STATED TASK :: Retype the stretch of lines that starts at the line containing "Generate a component" and ends at the line containing "500000, 0, -500000];", inclusive. Do not include pictures.

DATA ::
------------------------------------------------

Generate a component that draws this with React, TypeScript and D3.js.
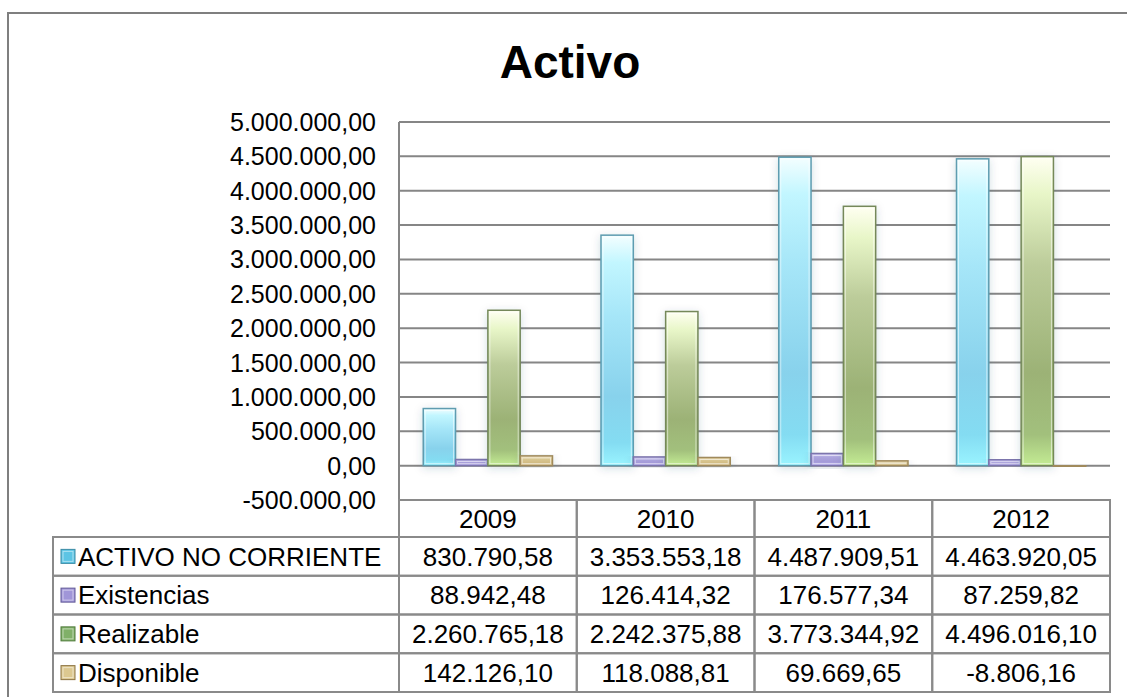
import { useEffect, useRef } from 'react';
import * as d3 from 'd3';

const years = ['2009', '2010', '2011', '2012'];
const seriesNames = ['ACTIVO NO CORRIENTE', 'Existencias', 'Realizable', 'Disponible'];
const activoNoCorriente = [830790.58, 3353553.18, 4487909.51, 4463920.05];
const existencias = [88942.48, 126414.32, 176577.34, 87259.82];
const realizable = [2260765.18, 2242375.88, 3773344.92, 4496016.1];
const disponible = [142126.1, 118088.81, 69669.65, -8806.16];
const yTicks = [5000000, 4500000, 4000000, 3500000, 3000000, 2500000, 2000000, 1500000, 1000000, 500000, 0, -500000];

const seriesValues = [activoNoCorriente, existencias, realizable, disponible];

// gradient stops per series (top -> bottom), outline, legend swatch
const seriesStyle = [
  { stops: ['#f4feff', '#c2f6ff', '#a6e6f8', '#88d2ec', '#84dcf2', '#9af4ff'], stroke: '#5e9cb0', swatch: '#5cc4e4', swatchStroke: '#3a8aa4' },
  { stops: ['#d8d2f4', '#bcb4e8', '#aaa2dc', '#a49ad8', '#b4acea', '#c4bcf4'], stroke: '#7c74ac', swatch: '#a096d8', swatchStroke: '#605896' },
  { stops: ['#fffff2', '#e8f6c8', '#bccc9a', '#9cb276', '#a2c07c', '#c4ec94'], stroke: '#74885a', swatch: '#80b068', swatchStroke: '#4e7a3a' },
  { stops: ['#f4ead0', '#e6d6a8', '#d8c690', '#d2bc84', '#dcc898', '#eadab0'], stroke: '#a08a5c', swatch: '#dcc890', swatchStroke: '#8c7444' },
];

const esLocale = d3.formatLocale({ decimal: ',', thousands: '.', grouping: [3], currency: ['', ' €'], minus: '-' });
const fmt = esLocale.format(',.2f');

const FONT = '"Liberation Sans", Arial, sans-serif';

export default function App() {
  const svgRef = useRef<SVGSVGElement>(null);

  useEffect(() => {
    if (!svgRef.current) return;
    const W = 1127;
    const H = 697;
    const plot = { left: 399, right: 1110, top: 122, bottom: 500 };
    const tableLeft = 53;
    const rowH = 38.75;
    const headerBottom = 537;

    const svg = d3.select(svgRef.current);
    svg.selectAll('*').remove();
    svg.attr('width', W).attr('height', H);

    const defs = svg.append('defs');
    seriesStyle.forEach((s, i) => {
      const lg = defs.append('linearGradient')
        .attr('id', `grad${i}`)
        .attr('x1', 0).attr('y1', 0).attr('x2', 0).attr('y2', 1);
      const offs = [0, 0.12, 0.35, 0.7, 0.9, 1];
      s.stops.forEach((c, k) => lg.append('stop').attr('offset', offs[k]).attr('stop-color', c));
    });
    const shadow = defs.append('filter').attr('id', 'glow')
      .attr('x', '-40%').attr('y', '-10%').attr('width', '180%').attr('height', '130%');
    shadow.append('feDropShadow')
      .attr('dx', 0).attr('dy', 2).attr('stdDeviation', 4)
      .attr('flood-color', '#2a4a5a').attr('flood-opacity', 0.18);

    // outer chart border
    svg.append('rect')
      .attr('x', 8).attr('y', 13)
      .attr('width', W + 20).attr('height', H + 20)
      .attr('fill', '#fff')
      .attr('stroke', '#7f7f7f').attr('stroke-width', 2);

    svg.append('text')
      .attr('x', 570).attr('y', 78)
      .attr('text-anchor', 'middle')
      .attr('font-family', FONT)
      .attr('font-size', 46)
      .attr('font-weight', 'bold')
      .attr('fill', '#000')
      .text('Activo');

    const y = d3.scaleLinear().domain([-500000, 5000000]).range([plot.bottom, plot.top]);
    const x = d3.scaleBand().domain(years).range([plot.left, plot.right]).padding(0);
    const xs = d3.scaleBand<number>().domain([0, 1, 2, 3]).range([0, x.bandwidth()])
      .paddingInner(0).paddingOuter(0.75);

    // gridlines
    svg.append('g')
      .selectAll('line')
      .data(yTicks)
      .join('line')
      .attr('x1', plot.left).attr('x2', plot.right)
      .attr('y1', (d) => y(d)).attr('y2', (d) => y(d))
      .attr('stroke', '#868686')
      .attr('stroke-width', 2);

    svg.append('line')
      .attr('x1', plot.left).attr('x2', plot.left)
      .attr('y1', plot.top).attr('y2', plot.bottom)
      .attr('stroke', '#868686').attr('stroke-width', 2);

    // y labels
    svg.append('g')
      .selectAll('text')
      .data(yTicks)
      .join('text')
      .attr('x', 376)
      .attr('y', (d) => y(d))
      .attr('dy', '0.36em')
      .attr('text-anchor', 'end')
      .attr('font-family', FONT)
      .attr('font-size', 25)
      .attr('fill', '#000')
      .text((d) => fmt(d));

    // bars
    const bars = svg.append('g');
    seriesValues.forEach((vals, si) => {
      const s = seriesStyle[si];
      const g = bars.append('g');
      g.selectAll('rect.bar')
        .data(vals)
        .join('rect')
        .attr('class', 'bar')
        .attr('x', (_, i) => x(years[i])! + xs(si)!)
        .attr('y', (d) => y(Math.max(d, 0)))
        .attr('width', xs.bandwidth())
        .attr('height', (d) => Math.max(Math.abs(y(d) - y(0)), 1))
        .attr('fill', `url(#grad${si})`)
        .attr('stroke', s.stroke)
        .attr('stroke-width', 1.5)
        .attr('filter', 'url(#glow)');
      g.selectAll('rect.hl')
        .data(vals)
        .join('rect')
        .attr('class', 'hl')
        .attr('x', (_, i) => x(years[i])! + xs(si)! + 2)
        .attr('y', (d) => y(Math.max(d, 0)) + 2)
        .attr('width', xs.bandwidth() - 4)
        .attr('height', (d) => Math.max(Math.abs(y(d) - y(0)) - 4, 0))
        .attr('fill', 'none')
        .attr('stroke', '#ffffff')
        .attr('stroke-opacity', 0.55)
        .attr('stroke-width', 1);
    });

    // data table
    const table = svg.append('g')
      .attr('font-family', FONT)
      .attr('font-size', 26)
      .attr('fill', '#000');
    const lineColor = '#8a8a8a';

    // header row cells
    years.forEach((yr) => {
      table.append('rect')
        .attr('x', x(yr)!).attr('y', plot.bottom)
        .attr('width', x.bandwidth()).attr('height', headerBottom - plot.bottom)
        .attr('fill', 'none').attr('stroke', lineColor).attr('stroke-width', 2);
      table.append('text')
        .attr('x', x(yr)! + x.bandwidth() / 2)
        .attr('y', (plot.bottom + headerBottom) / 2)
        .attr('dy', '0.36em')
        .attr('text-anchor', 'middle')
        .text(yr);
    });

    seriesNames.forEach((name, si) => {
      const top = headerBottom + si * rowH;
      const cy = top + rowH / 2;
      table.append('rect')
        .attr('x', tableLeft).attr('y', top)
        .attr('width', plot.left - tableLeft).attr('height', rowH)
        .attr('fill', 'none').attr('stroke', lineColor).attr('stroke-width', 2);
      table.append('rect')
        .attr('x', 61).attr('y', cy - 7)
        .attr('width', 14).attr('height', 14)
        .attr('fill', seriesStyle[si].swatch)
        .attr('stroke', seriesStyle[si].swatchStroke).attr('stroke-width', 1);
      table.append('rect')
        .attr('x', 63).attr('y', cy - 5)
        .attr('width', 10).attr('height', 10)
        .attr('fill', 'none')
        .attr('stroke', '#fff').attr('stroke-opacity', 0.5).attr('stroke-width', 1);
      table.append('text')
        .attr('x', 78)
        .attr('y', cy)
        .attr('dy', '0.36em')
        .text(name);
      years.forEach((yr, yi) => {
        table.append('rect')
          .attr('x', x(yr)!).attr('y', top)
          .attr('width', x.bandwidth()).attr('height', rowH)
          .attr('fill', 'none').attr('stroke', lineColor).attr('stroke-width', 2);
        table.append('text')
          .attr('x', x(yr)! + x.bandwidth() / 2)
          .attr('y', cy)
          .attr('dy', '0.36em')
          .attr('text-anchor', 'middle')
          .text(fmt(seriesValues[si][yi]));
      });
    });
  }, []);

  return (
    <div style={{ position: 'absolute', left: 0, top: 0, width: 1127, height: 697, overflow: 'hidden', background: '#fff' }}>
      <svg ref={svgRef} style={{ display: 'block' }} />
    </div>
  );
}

------------------------------------------------

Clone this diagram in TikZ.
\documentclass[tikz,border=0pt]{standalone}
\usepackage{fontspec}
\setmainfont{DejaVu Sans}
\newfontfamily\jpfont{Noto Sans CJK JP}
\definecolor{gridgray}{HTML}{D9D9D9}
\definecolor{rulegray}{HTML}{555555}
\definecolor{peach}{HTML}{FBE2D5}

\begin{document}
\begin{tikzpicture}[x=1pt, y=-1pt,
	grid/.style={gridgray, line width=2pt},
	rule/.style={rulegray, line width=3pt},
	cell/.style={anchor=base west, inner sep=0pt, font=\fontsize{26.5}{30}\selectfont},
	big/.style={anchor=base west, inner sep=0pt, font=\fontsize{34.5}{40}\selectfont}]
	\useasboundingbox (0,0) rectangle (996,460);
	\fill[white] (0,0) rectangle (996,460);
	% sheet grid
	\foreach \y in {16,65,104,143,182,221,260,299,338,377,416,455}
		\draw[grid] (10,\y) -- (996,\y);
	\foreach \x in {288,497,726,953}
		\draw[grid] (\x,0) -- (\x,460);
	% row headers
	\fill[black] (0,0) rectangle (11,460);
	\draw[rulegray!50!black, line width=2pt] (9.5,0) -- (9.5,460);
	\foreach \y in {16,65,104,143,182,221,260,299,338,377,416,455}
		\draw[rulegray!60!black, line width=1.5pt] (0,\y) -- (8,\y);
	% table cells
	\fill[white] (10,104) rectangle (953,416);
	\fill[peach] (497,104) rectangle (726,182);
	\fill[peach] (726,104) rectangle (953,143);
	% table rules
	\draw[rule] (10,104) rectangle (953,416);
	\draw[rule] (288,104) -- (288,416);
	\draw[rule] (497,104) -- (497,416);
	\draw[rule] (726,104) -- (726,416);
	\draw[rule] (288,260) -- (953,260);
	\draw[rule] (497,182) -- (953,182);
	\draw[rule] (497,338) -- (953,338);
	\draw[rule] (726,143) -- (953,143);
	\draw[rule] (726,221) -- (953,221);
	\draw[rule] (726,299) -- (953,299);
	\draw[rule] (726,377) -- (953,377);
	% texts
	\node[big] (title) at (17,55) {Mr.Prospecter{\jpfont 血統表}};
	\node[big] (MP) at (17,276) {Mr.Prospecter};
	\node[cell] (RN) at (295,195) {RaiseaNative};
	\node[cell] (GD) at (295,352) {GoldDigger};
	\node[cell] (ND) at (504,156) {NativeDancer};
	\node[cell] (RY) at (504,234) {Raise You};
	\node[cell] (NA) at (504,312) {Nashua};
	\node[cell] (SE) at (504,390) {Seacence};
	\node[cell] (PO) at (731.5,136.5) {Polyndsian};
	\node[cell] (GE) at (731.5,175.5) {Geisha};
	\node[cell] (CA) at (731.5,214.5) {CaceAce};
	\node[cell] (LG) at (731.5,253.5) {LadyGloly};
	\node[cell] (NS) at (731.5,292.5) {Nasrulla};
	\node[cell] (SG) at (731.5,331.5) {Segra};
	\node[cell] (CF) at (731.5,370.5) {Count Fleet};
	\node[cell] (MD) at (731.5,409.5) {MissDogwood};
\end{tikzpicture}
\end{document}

------------------------------------------------

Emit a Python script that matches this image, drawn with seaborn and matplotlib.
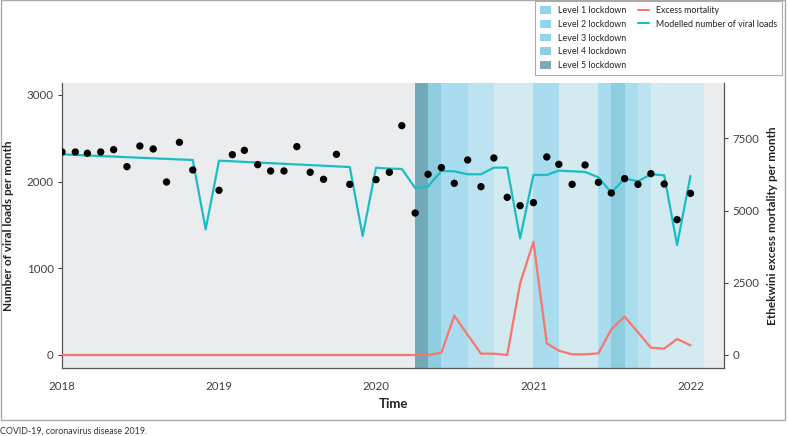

------------------------------------------------

RESULT OF THIS TASK ::
Generate a component that draws this with React, TypeScript and D3.js.
import { useEffect, useRef } from 'react';
import * as d3 from 'd3';

const years = ['2009', '2010', '2011', '2012'];
const seriesNames = ['ACTIVO NO CORRIENTE', 'Existencias', 'Realizable', 'Disponible'];
const activoNoCorriente = [830790.58, 3353553.18, 4487909.51, 4463920.05];
const existencias = [88942.48, 126414.32, 176577.34, 87259.82];
const realizable = [2260765.18, 2242375.88, 3773344.92, 4496016.1];
const disponible = [142126.1, 118088.81, 69669.65, -8806.16];
const yTicks = [5000000, 4500000, 4000000, 3500000, 3000000, 2500000, 2000000, 1500000, 1000000, 500000, 0, -500000];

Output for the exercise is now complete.